1) He’s not your typical marketeer
I didn’t start in Marketing. I’ve been in software development, support services, project and programme management, selling and consulting. When I joined Cisco, I was running EMEA marketing for 5-6 years, and just recently I have stepped into global role. Marketing is extremely tightly linked in with the sales transformation that CISCO is going through. The way that people are buying our products has shifted dramatically, from hardware to software, from on premise to in the cloud… it’s about getting really focused on who are our customers and how are we serving them, from our largest key accounts right through to our smallest customer, serving them in the way that works for them. We’re getting much more segment specific in that regard, thinking about the different classes of customer and what they need from us and how we should work with them.
2) His knows there’s a problem with the vendor community…and he’s out to fix it
I think my personal gripe, on behalf of customers, is when we start leading them down a track, having started a conversation whether that be through marketing or sales. If we start engaging with them…and then at some point we leave them high and dry… caught in between then functions or teams that serve them…then we have failed. The most dangerous thing that can happen is when you’re passing the customer from one department to another. For example, if they’re promised a call back and then it doesn’t happen. That, for me, is the worst possible thing you can do – as it breaks trust. And that is something we’ve been working really hard on over many years, and accelerating especially in the last year. Really fast and quick follow up. We are closely paying attention to the data and insights we are collecting from our customers, really watching which channels are driving success and which ones need to work better. Not an easy task, and certainly the classic challenge for all marketeers – since customers never follow a nice neat linear path to purchase…they’ll engage in ways that work for them, at times that suit them, interacting in social channels, they’ll talk to peers, they’ll attend events and compare online…It’s about looking across all of this and understanding the patterns of behaviour that can help us predict the next best way for us to serve them.

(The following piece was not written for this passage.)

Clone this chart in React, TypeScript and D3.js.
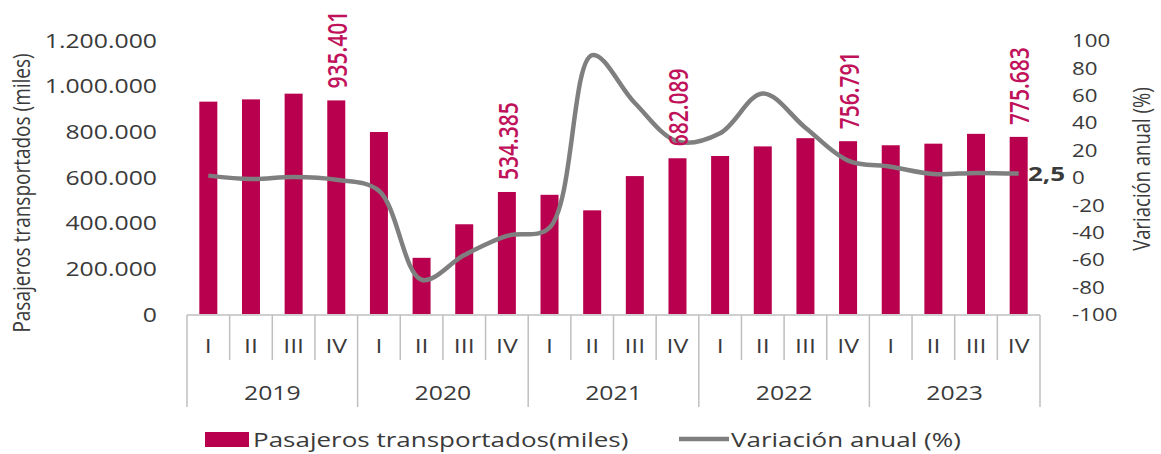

3) He always takes two bites of the apple
I think there is a general conversation in the industry that says the CIO is being somehow diminished, or replaced as the main budget holder, and to some extent, it’s true. We talk about the “two bites of the apple” which is really needed, and what it means is… yes we do need to be having the CIO level conversations… but we also need to be having more of the real line of business conversations as well. Its not one OR the other, and you really can’t do one without the other. Rightly, there are still IT infrastructure leaders in charge of the budget but there are also people in the line of business and they are making purchasing decisions… not necessarily without the CIO, or the CSO, but certainly they very influential, and very demanding.
4) He’s looking for that magic number
We’re using a methodology to track engagement and leads, the number of return visits to our site, the indicators that show real interest, and we are seeing an uptake in the number of opportunities directly linked to those metrics. Many times that direct link – how we took them from here to there – is not obvious. So we do some quite advanced analytical work. We track this and assess via things like trending analysis and cross behavioural correlation. I believe this has increasingly become how a lot of (marketing) has to be, to be more and more analytical in nature and data informed on its decisions. The general principles is that the more engaged a customer is, illustrated through combined metrics, the more likely they are to buy. There’s that magic number, that tipping point when those engagement scores turns into a contract. What’s that magic number? I’d love to know! Maybe it’s 47 or something, like the meaning of life!
5) The best marketeer this marketeer knows is his customers
The best person to sell to a customer, is another customer. No seller or marketeer can do better than a customer who is an advocate for you and your solutions. The one thing about security marketing is you’ll have a lot of people supporting you and advocating what you do… but equally… I mean, no-one is going to be happy to talk publicly about a breach they’ve experienced and sharing the details of that. It’s not in their interest to do so. I guess cybersecurity marketing is a little bit unique in that way. Nevertheless, the best person to sell to a customer is always a customer. Customers to whom we talked about our solutions, or who’ve bought our solutions, and believe that we are the best company to work with – that’s far better than any marketing message you can deliver.